Gary Jackson, director of the MSU Extension Service, said the program known as the Sweet Potato Innovation Challenge aimed to create demand for all of the sweet potatoes in the state.

“The growers told us they needed additional products and markets to make use of their seconds and culls so that they don’t lose that revenue,” Jackson said. “This new program is going to provide research opportunities for students and give them the chance to work with scientists to solve problems.”

The university said students will work with farmers' requests to create prototypes for sweet potato products and will compete for prize money and intellectual property rights for the products they make.

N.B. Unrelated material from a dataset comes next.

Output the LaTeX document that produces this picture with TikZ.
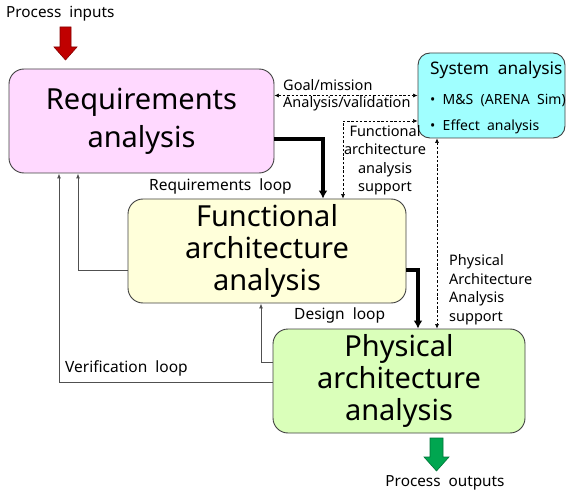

Jamie Earp, incoming president of the Sweet Potato Council, said sweet potato products that could be adopted by the U.S. Department of Agriculture’s School Lunch Program would not only put the vitamin-packed vegetable in the meals of children across the country, but also would give sweet potato growers a reliable market.

“That would mean we’d never run out of places to sell our culls or No. 2s,” Earp said. “Every year is different. This year we’re still selling those potatoes to processors. But last year, the processing plants didn’t buy any culls past Thanksgiving, and we were throwing away a product that we could have sold for $40 to $60 a bin.”

Three teaching faculty have already agreed to participate in the challenge in the fall semester of 2014, bringing with them more than 120 MSU students who will also take part in the challenge.